__SET TASK__: Copy out every line exactly, passing over the pictures.

__GIVEN MATERIAL__:

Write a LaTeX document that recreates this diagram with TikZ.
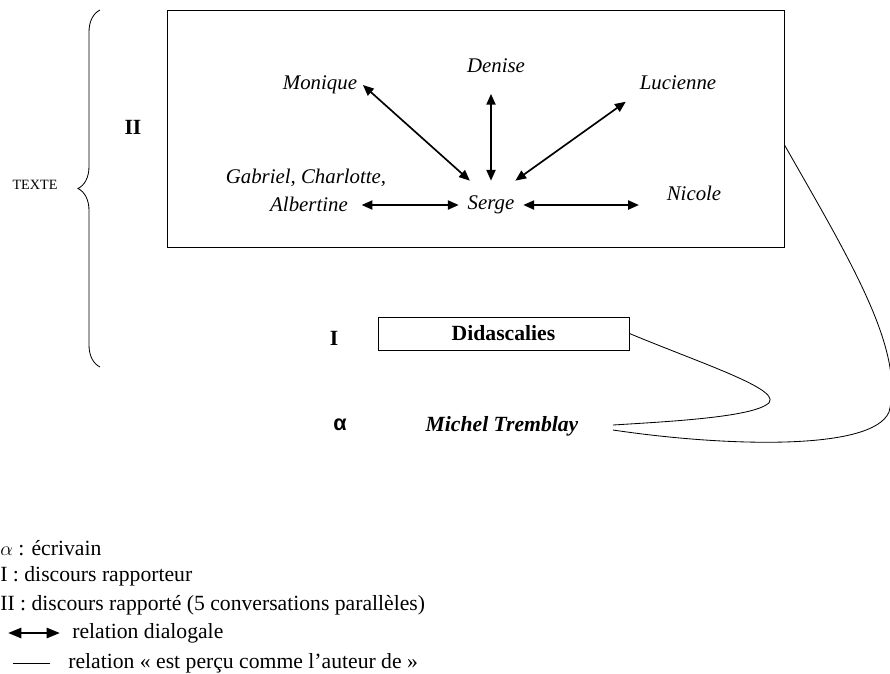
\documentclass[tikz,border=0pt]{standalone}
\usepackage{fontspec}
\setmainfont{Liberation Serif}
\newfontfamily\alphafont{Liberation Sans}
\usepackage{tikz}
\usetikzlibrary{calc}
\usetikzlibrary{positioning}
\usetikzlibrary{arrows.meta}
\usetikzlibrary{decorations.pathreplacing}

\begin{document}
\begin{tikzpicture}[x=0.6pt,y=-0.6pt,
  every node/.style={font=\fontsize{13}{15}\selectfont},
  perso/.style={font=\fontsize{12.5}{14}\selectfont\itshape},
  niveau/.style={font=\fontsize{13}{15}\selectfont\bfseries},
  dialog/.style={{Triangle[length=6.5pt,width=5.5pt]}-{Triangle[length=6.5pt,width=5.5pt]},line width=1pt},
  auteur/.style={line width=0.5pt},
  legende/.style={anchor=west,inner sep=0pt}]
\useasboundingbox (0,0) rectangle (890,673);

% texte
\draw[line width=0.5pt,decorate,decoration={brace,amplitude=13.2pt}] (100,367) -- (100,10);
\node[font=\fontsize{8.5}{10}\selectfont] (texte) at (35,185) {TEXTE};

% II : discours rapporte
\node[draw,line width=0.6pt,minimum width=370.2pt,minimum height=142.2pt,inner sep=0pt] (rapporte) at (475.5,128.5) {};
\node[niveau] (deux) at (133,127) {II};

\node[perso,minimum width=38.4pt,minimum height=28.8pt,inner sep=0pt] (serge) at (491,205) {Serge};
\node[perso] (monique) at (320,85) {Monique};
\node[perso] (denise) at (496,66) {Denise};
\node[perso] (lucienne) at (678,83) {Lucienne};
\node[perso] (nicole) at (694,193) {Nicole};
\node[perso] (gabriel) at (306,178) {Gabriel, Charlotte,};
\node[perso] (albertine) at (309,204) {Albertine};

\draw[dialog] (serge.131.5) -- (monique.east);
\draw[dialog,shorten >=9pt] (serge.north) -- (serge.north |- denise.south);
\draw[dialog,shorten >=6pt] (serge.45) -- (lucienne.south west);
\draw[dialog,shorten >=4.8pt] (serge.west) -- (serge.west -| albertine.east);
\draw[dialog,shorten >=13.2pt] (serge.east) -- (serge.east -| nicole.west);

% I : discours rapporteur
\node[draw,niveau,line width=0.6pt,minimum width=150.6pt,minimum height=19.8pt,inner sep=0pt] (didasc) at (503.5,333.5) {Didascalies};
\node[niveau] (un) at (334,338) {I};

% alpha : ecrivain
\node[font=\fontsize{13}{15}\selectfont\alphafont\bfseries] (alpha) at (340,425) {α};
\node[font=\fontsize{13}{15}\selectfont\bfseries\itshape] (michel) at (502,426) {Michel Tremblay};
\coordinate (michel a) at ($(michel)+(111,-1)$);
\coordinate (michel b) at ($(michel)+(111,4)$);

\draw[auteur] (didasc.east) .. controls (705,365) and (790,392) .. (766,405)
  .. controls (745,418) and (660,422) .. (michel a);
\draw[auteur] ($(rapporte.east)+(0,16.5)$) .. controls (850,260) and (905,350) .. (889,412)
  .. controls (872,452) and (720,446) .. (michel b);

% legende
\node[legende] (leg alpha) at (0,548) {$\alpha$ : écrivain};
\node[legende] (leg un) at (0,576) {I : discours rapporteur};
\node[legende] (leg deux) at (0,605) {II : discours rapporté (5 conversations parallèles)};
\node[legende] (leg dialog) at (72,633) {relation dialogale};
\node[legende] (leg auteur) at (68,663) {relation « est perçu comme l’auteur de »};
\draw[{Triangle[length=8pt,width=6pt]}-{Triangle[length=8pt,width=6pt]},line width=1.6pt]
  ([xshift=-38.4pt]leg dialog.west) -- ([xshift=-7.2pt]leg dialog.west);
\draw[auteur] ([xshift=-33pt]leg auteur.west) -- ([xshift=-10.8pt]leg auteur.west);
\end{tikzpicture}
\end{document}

__SOLUTION TO THE EXERCISE__:
Write a LaTeX document that recreates this diagram with TikZ.
\documentclass[tikz,border=0pt]{standalone}
\usepackage{fontspec}
\setmainfont{Liberation Serif}
\newfontfamily\alphafont{Liberation Sans}
\usepackage{tikz}
\usetikzlibrary{calc}
\usetikzlibrary{positioning}
\usetikzlibrary{arrows.meta}
\usetikzlibrary{decorations.pathreplacing}

\begin{document}
\begin{tikzpicture}[x=0.6pt,y=-0.6pt,
  every node/.style={font=\fontsize{13}{15}\selectfont},
  perso/.style={font=\fontsize{12.5}{14}\selectfont\itshape},
  niveau/.style={font=\fontsize{13}{15}\selectfont\bfseries},
  dialog/.style={{Triangle[length=6.5pt,width=5.5pt]}-{Triangle[length=6.5pt,width=5.5pt]},line width=1pt},
  auteur/.style={line width=0.5pt},
  legende/.style={anchor=west,inner sep=0pt}]
\useasboundingbox (0,0) rectangle (890,673);

% texte
\draw[line width=0.5pt,decorate,decoration={brace,amplitude=13.2pt}] (100,367) -- (100,10);
\node[font=\fontsize{8.5}{10}\selectfont] (texte) at (35,185) {TEXTE};

% II : discours rapporte
\node[draw,line width=0.6pt,minimum width=370.2pt,minimum height=142.2pt,inner sep=0pt] (rapporte) at (475.5,128.5) {};
\node[niveau] (deux) at (133,127) {II};

\node[perso,minimum width=38.4pt,minimum height=28.8pt,inner sep=0pt] (serge) at (491,205) {Serge};
\node[perso] (monique) at (320,85) {Monique};
\node[perso] (denise) at (496,66) {Denise};
\node[perso] (lucienne) at (678,83) {Lucienne};
\node[perso] (nicole) at (694,193) {Nicole};
\node[perso] (gabriel) at (306,178) {Gabriel, Charlotte,};
\node[perso] (albertine) at (309,204) {Albertine};

\draw[dialog] (serge.131.5) -- (monique.east);
\draw[dialog,shorten >=9pt] (serge.north) -- (serge.north |- denise.south);
\draw[dialog,shorten >=6pt] (serge.45) -- (lucienne.south west);
\draw[dialog,shorten >=4.8pt] (serge.west) -- (serge.west -| albertine.east);
\draw[dialog,shorten >=13.2pt] (serge.east) -- (serge.east -| nicole.west);

% I : discours rapporteur
\node[draw,niveau,line width=0.6pt,minimum width=150.6pt,minimum height=19.8pt,inner sep=0pt] (didasc) at (503.5,333.5) {Didascalies};
\node[niveau] (un) at (334,338) {I};

% alpha : ecrivain
\node[font=\fontsize{13}{15}\selectfont\alphafont\bfseries] (alpha) at (340,425) {α};
\node[font=\fontsize{13}{15}\selectfont\bfseries\itshape] (michel) at (502,426) {Michel Tremblay};
\coordinate (michel a) at ($(michel)+(111,-1)$);
\coordinate (michel b) at ($(michel)+(111,4)$);

\draw[auteur] (didasc.east) .. controls (705,365) and (790,392) .. (766,405)
  .. controls (745,418) and (660,422) .. (michel a);
\draw[auteur] ($(rapporte.east)+(0,16.5)$) .. controls (850,260) and (905,350) .. (889,412)
  .. controls (872,452) and (720,446) .. (michel b);

% legende
\node[legende] (leg alpha) at (0,548) {$\alpha$ : écrivain};
\node[legende] (leg un) at (0,576) {I : discours rapporteur};
\node[legende] (leg deux) at (0,605) {II : discours rapporté (5 conversations parallèles)};
\node[legende] (leg dialog) at (72,633) {relation dialogale};
\node[legende] (leg auteur) at (68,663) {relation « est perçu comme l’auteur de »};
\draw[{Triangle[length=8pt,width=6pt]}-{Triangle[length=8pt,width=6pt]},line width=1.6pt]
  ([xshift=-38.4pt]leg dialog.west) -- ([xshift=-7.2pt]leg dialog.west);
\draw[auteur] ([xshift=-33pt]leg auteur.west) -- ([xshift=-10.8pt]leg auteur.west);
\end{tikzpicture}
\end{document}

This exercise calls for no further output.